(CN) – A magistrate for Europe’s top court sided with the United Kingdom on Wednesday after it denied benefits to an immigrant who undertook registered work for just two months before sustaining an injury.
Under UK law, only workers are entitled to the income-related allowance for which Rafal Prefeta applied in 2011 after his injury, but Polish nationals in the UK lose their worker status if they have not worked for 12 uninterrupted months as a registered worker.
When Prefeta was injured, off the job, in March 2011, he had only worked pursuant to a worker-registration certificate for two months and six days.
Though Prefeta had been working consistently since 2009, about a year after immigrating, none of his pre-2011 work had been registered.
Prefeta also was collecting a jobseeker’s allowance from the time of his injury when the UK denied him the extra allowance for registered workers.
Already the UK’s Social Entitlement Chamber has ruled against Prefeta, but the Administrative Appeals Chamber invited the European Court of Justice to assess the legality of the UK’s worker requirements for Polish nationals.

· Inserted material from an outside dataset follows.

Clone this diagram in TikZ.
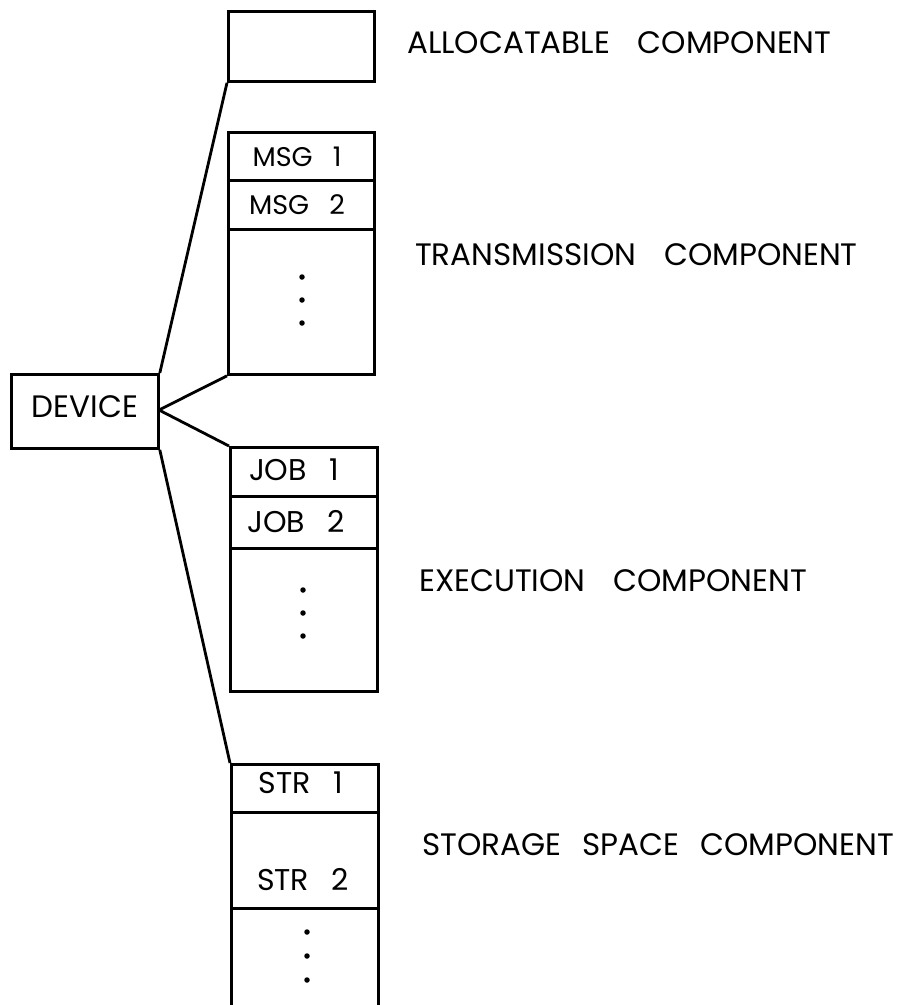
\documentclass[tikz,border=0pt]{standalone}
\usepackage{fontspec}
\setmainfont{Poppins}
\begin{document}
\begin{tikzpicture}[x=1pt,y=-1pt,
  box/.style={draw, line width=2.8pt, rectangle, inner sep=0pt, anchor=north west},
  conn/.style={line width=2.8pt},
  lbl/.style={anchor=base west, inner sep=0pt, font=\fontsize{31}{31}\selectfont},
  cell/.style={font=\fontsize{30}{30}\selectfont, inner sep=0pt, anchor=base},
  dot/.style={circle, fill=black, inner sep=0pt, minimum size=5.5pt}]
\useasboundingbox (0,0) rectangle (902,1005);
\clip (0,0) rectangle (902,1005);
% allocatable
\node[box, minimum width=146pt, minimum height=70pt] (alloc) at (227,10) {};
% transmission
\node[box, minimum width=146pt, minimum height=242pt] (trans) at (227,131) {};
\node[box, minimum width=146pt, minimum height=48pt] (msg1) at (227,131) {};
\node[box, minimum width=146pt, minimum height=49pt] (msg2) at (227,179) {};
\node[cell, font=\fontsize{27}{27}\selectfont] (tmsg1) at (297,166) {MSG\hspace{0.75em}1};
\node[cell, font=\fontsize{27}{27}\selectfont] (tmsg2) at (297,214) {MSG\hspace{0.75em}2};
\node[dot] (td1) at (302,277) {};
\node[dot] (td2) at (302,300) {};
\node[dot] (td3) at (302,323) {};
% device
\node[box, minimum width=147pt, minimum height=74pt] (device) at (10,373) {};
\node[cell, font=\fontsize{31}{31}\selectfont] (tdev) at (85,417) {DEVICE};
% execution
\node[box, minimum width=147pt, minimum height=244pt] (exec) at (229,446) {};
\node[box, minimum width=147pt, minimum height=49pt] (job1) at (229,446) {};
\node[box, minimum width=147pt, minimum height=52pt] (job2) at (229,495) {};
\node[cell] (tjob1) at (294,480) {JOB\hspace{0.75em}1};
\node[cell] (tjob2) at (296,532) {JOB\hspace{0.75em}2};
\node[dot] (ed1) at (303,590) {};
\node[dot] (ed2) at (303,613) {};
\node[dot] (ed3) at (303,636) {};
% storage
\node[box, minimum width=147pt, minimum height=260pt] (stor) at (230,763) {};
\node[box, minimum width=147pt, minimum height=48pt] (str1) at (230,763) {};
\node[box, minimum width=147pt, minimum height=96pt] (str2) at (230,811) {};
\node[cell] (tstr1) at (301,793) {STR\hspace{0.75em}1};
\node[cell] (tstr2) at (303,890) {STR\hspace{0.75em}2};
\node[dot] (sd1) at (307,932) {};
\node[dot] (sd2) at (307,956) {};
\node[dot] (sd3) at (307,980) {};
% connectors
\coordinate (apex) at (159,410);
\draw[conn] (alloc.south west) -- (device.north east);
\draw[conn] (apex) -- (trans.south west);
\draw[conn] (apex) -- (exec.north west);
\draw[conn] (device.south east) -- (stor.north west);
% labels
\node[lbl] (lalloc) at (407,53) {ALLOCATABLE\hspace{0.9em}COMPONENT};
\node[lbl] (ltrans) at (415,265) {TRANSMISSION\hspace{0.9em}COMPONENT};
\node[lbl] (lexec) at (419,591) {EXECUTION\hspace{0.9em}COMPONENT};
\node[lbl] (lstor) at (422,855) {STORAGE\hspace{0.68em}SPACE\hspace{0.68em}COMPONENT};
\end{tikzpicture}
\end{document}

UK authorities were entitled “to exclude Polish nationals from the benefit of Article 7(3) of Directive 2004/38 [the EU free-movement directive] … where workers, although subject to the national requirement that their employment be registered, had not yet worked for an uninterrupted period of 12 months following the fulfillment of that requirement,” the opinion states. “In those circumstances, Polish nationals may not rely on Article 7(3) of Directive 2004/38.”